The Mier captives were all but forgotten in the United States, as far as I can see in newspaper databases. The release of the survivors apparently went all but unnoticed in the last weeks of the campaign of 1844. Well, it was the Texas army which had been defeated, not the United States army.
I’ve been interested in the Mexican War since 1962, when I did research in newspapers in New York and Boston on Gansevoort Melville’s role in the campaign of 1844. Gansevoort had stumped the West for James K. Polk calling for the occupation of Oregon (including much of what became British Columbia) and the annexation of Texas.  More recently I’ve been interested in my Scottish-Cherokee great great grandfather John B. E. Glenn, who was a Mounted Volunteer and a Missouri Regiment under Capt. James Clarkson. (The regimental commander was the same Ralls who figures in Mark Twain’s “Private History of a Campaign that Failed.”) Glenn’s voluntary service discharge paper shows that he was on exceptional height, 6’5” tall. He was accompanied to Mexico and back by his younger brother who was shorter, 6 foot 4. Both of them survived to enlist together in the Union Army during the Civil War. I’ve been buying books through which I can follow my grandfather and his brother from Missouri to New Mexico and into Mexico and home.

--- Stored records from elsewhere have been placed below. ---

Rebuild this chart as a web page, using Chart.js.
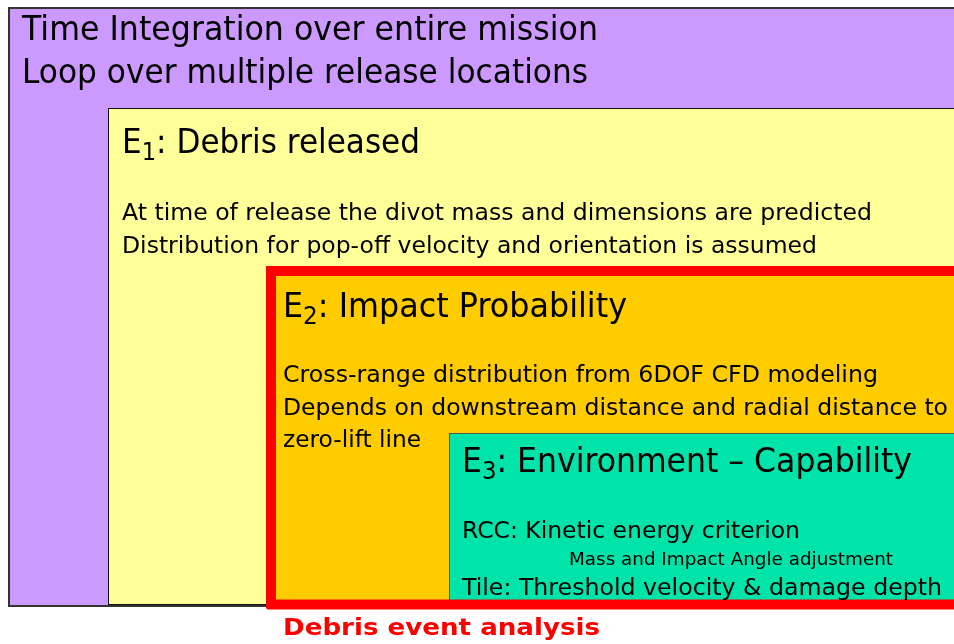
<!DOCTYPE html>
<html>
<head>
<meta charset="utf-8">
<script src="https://cdn.jsdelivr.net/npm/chart.js@4.4.1/dist/chart.umd.min.js"></script>
<style>
  html, body { margin: 0; padding: 0; background: #fff; }
  canvas { display: block; }
</style>
</head>
<body>
<canvas id="diagram" width="954" height="644"></canvas>
<script>
// Nested boxes of the analysis, outermost first (axis units = page pixels)
var boxNames  = ['Mission loop', 'E1 Debris released', 'E2 Impact Probability', 'E3 Environment - Capability'];
var boxLeft   = [9, 108, 270.5, 449];
var boxTop    = [8, 108, 270.5, 433];
var boxRight  = [990, 990, 990, 990];
var boxBottom = [606, 604, 604, 604];

// Text lines: each is a list of [text, isSubscript] runs
var textLines = [
    [['Time Integration over entire mission', 0]],
    [['Loop over multiple release locations', 0]],
    [['E', 0], ['1', 1], [': Debris released', 0]],
    [['At time of release the divot mass and dimensions are predicted', 0]],
    [['Distribution for pop-off velocity and orientation is assumed', 0]],
    [['E', 0], ['2', 1], [': Impact Probability', 0]],
    [['Cross-range distribution from 6DOF CFD modeling', 0]],
    [['Depends on downstream distance and radial distance to', 0]],
    [['zero-lift line', 0]],
    [['E', 0], ['3', 1], [': Environment \u2013 Capability', 0]],
    [['RCC: Kinetic energy criterion', 0]],
    [['Mass and Impact Angle adjustment', 0]],
    [['Tile: Threshold velocity & damage depth', 0]],
    [['Debris event analysis', 0]]
];
var textX     = [22, 22, 122, 122, 122, 283, 283, 283, 283, 462, 462, 569, 462, 283];
var textY     = [40, 83, 153, 220, 253, 317, 382, 415, 447, 472, 538, 565, 595, 635];
var textEnd   = [598, 588, 420, 872, 817, 627, 878, 948, 421, 912, 800, 893, 942, 600];

var boxFill   = ['#cc99ff', '#ffff99', '#ffcc00', '#00e3a9'];
var boxStroke = ['#333333', '#111111', '#ff0000', '#555555'];
var boxWidth  = [2, 1, 9, 1];
var textSize  = [33, 33, 33, 23, 23, 33, 23, 23, 23, 33, 23, 18, 23, 23];
var FONT = 'Tahoma, "DejaVu Sans", sans-serif';

function fontFor(size, bold) {
    return (bold ? 'bold ' : '') + size + 'px ' + FONT;
}

var diagramPlugin = {
    id: 'nestedBoxes',
    beforeDatasetsDraw: function (chart) {
        var ctx = chart.ctx;
        var xs = chart.scales.x, ys = chart.scales.y;
        ctx.save();
        ctx.fillStyle = '#ffffff';
        ctx.fillRect(0, 0, chart.width, chart.height);

        boxNames.forEach(function (name, i) {
            var x0 = xs.getPixelForValue(boxLeft[i]);
            var x1 = xs.getPixelForValue(boxRight[i]);
            var y0 = ys.getPixelForValue(boxTop[i]);
            var y1 = ys.getPixelForValue(boxBottom[i]);
            ctx.fillStyle = boxFill[i];
            ctx.fillRect(x0, y0, x1 - x0, y1 - y0);
        });
        // borders drawn after fills so the red frame sits on top of E3
        boxNames.forEach(function (name, i) {
            var x0 = xs.getPixelForValue(boxLeft[i]);
            var x1 = xs.getPixelForValue(boxRight[i]);
            var y0 = ys.getPixelForValue(boxTop[i]);
            var y1 = ys.getPixelForValue(boxBottom[i]);
            ctx.strokeStyle = boxStroke[i];
            ctx.lineWidth = boxWidth[i];
            var off = boxWidth[i] % 2 ? 0.5 : 0;
            ctx.strokeRect(Math.round(x0) + off, Math.round(y0) + off, x1 - x0, y1 - y0);
        });
        // keep the red frame above the inner boxes
        var r = 2;
        ctx.strokeStyle = boxStroke[r];
        ctx.lineWidth = boxWidth[r];
        ctx.strokeRect(xs.getPixelForValue(boxLeft[r]), ys.getPixelForValue(boxTop[r]),
            xs.getPixelForValue(boxRight[r]) - xs.getPixelForValue(boxLeft[r]),
            ys.getPixelForValue(boxBottom[r]) - ys.getPixelForValue(boxTop[r]));

        textLines.forEach(function (runs, i) {
            var size = textSize[i];
            var bold = i === textLines.length - 1;
            var subSize = Math.round(size * 0.72);
            var natural = 0;
            runs.forEach(function (run) {
                ctx.font = fontFor(run[1] ? subSize : size, bold);
                natural += ctx.measureText(run[0]).width;
            });
            var x = xs.getPixelForValue(textX[i]);
            var y = ys.getPixelForValue(textY[i]);
            var target = xs.getPixelForValue(textEnd[i]) - x;
            ctx.save();
            ctx.translate(x, y);
            ctx.scale(target / natural, 1);
            ctx.fillStyle = bold ? '#ff0000' : '#000000';
            ctx.textBaseline = 'alphabetic';
            var cx = 0;
            runs.forEach(function (run) {
                ctx.font = fontFor(run[1] ? subSize : size, bold);
                ctx.fillText(run[0], cx, run[1] ? Math.round(size * 0.22) : 0);
                cx += ctx.measureText(run[0]).width;
            });
            ctx.restore();
        });
        ctx.restore();
    }
};

new Chart(document.getElementById('diagram'), {
    type: 'scatter',
    data: { datasets: [{ data: [], pointRadius: 0 }] },
    options: {
        responsive: false,
        animation: false,
        events: [],
        layout: { padding: 0 },
        plugins: { legend: { display: false }, tooltip: { enabled: false } },
        scales: {
            x: { type: 'linear', min: 0, max: 954, display: false },
            y: { type: 'linear', min: 0, max: 644, reverse: true, display: false }
        }
    },
    plugins: [diagramPlugin]
});
</script>
</body>
</html>
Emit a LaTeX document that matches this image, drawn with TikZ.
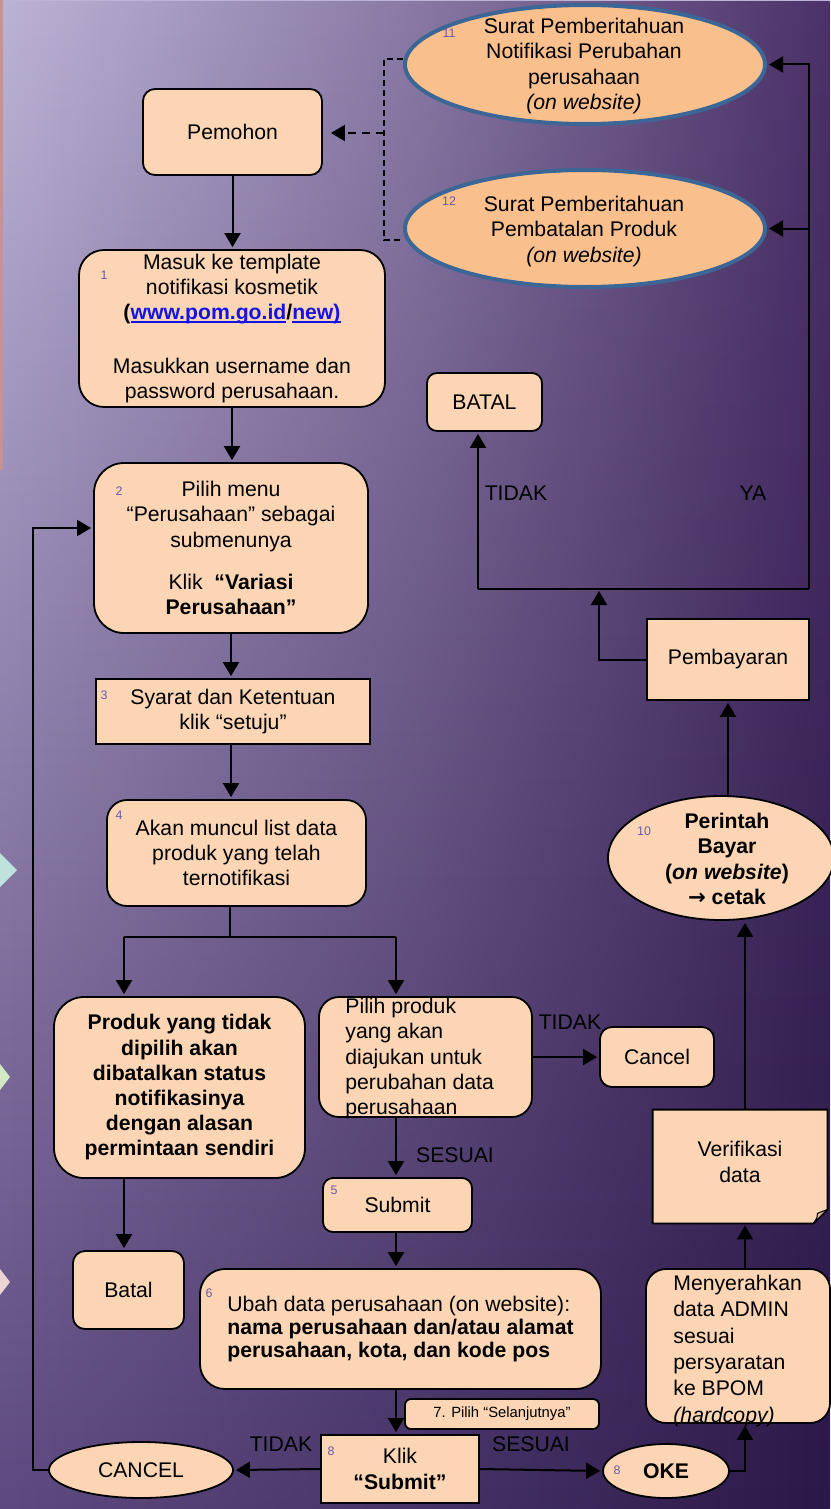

I’ve also been trying to work out just what politicians meant in 1844 when they talked about the re-annexation of Texas. How could they talk about the annexation of Texas when Texas had never been annexed? How can Gov. Christie talk about a traffic study? I’m finding some answers to both questions, and dictating this on Dragon as best I can.

In the early 90s I looked at what I had on Gansevoort's role in the campaign of 1844 and said to myself, what am I doing? There's no way in hell Gansevoort could have returned to New York City a few days before the election without making another speech. Delaware had 5 NYC newspapers, and in the Herald I found my prize, a speech in Newark, NJ, which Herman and Allan almost surely attended and which Herman may have worked into a passage on Jackson in Moby-Dick. In the speech (now you can get it on a database) Gansevoort demonstrated that the annexation of Texas would end in the extinction of slavery--the extinction, not the expansion. The reporter for the Herald was condensing a 3-hour speech so he did not say just how Gansevoort had made this demonstration. Today I think I know. The DEMOCRATIC REVIEW for July had a long article on "The Re-Annexation of Texas" which was not at all about the re-annexation theory--a theory that reminds me strongly of the elaborate theory by which Canterbury (the actor who later played Polonius) persuades Henry V that he is the rightful King of France. No, the article in the DEMOCRATIC REVIEW had nothing in it about re-annexation. Instead, it was an elaborate demonstration that annexation of Texas would in due course lead to the extinction of slavery.